Foreign and Domestic Causes
In terms of foreign policy, mainline churches vehemently decried the injustice in South Africa and called for an end to the system of apartheid and continued U.S. sanctions. Several churches held demonstrations, protested, and divested whatever interests they had in South Africa. The efforts of Nobel Prize winner and South African Anglican bishop Desmond Tutu were fully supported by the majority of his counterparts in the United States. More direct action was also deemed appropriate by some church members. The case of the Sanctuary Movement, a liberal religious group that smuggled Central American refugees into the United States, was resolved in 1986 by a U.S. District Court in Tucson, Arizona.
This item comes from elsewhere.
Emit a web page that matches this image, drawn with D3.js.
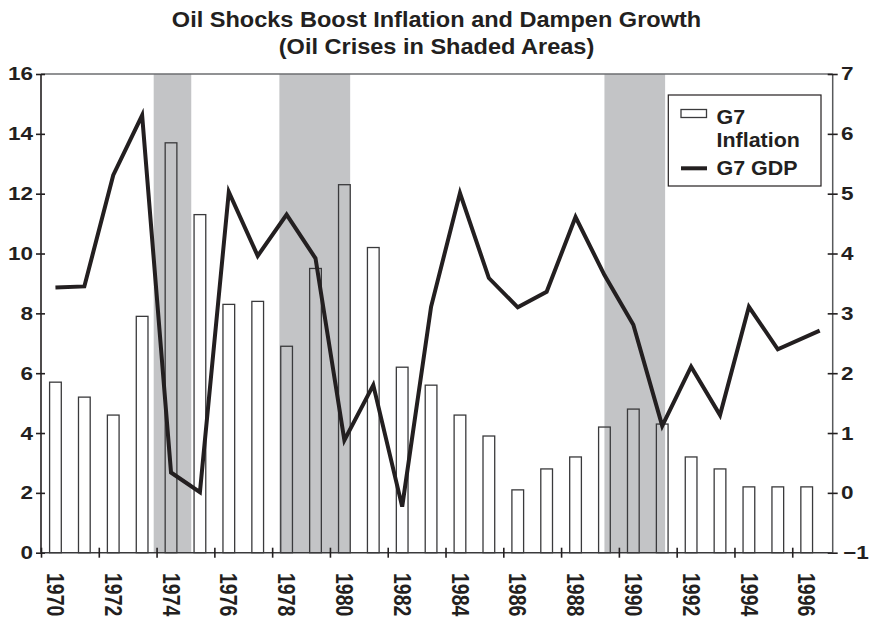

Sanctuary saw six of its members sentenced by the federal government for conspiring to bring Salvadorans and Guatemalans across the border. Two more members were found guilty of harboring and transporting illegal aliens. Despite being sentenced, members of the group claimed that it was their moral obligation to help save lives and asserted that they would continue with their activities. More than three hundred churches and synagogues were involved in this movement. In another development, by the end of the decade more than 240 religious leaders declared their support in a written statement to the United Mine Workers, who were on strike in West Virginia against the Pitts ton Coal Group. The mission of a social gospel still remained at the core of many mainline churches.
The Role of Women
Women, both clergy and lay, took bold strides forward in mainline Protestant churches. Mainline denominations traditionally opposed the ordination of women, but between the years of 1956 and 1977 the five major denominations—Methodists, Baptists, Presbyterians, Episcopalians, and Lutherans—reversed their stance on the issue, which opened the gates for major changes in the 1980s. By the mid 1980s more than eighty Protestant denominations in America allowed for the ordination of women. The first woman bishop in the United Methodist Church (UMC), Majorie S. Matthews, was elected in 1980. By 1985 two more women were elected as bishops in the UMC. Bishop Leontine Kelly was appointed to San Francisco, becoming the UMC's first black woman bishop. Bishop Judith Craig was appointed to Detroit. If not for the growing influence of women in the UMC, events like this would not have been possible. The UMC had the largest number of women in pastorates and provided more opportunities for women than most other denominations. Both female and male mainline Protestants worked for the passage of the Equal Rights Amendment (ERA) in 1982, seeing it as an important step toward ending sexism and promoting equality and fairness in our culture. Other mainline churches also joined in the new trend to elevate the status of women in their denomination. Sandra Antoinette Wilson became the first black female priest of the Episcopal diocese of New York in 1982, and Barbara Clementine Harris was elected to the title of bishop in the Episcopal Church on 11 February 1989. Harris became the first woman bishop in the worldwide Anglican Communion. Her elevation was heralded by most as a crowning achievement of equality; yet some in the church, including Robert Runcie, the archbishop of Canterbury and leader of the church of England, said he would not recognize women bishops in England.
Quest for Equality
The significance of women's influence in the church in the 1980s is still an issue of considerable debate. Though many women chose to pursue a career in religious service and entered programs in record numbers a "glass ceiling" still existed throughout the period. Surveys in the early 1980s revealed that on average one-third of seminarians in the UMC, Lutheran Church in America, or the United Presbyterians were women; yet the majority of women ordained remained in lower status positions, such as assistant pastor or educator as opposed to pastor or bishop. Overall this quest for equality has been met without any major repercussions.
Sources:
Roberta Hestens and others, "Women in Leadership: Finding Ways to Serve the Church," Christianity Today, 30 (3 October 1986): 41-101;
Richard N. Ostling, "Defrocking a Contentious Pastor," Time, 125 (25 March 1985): 64.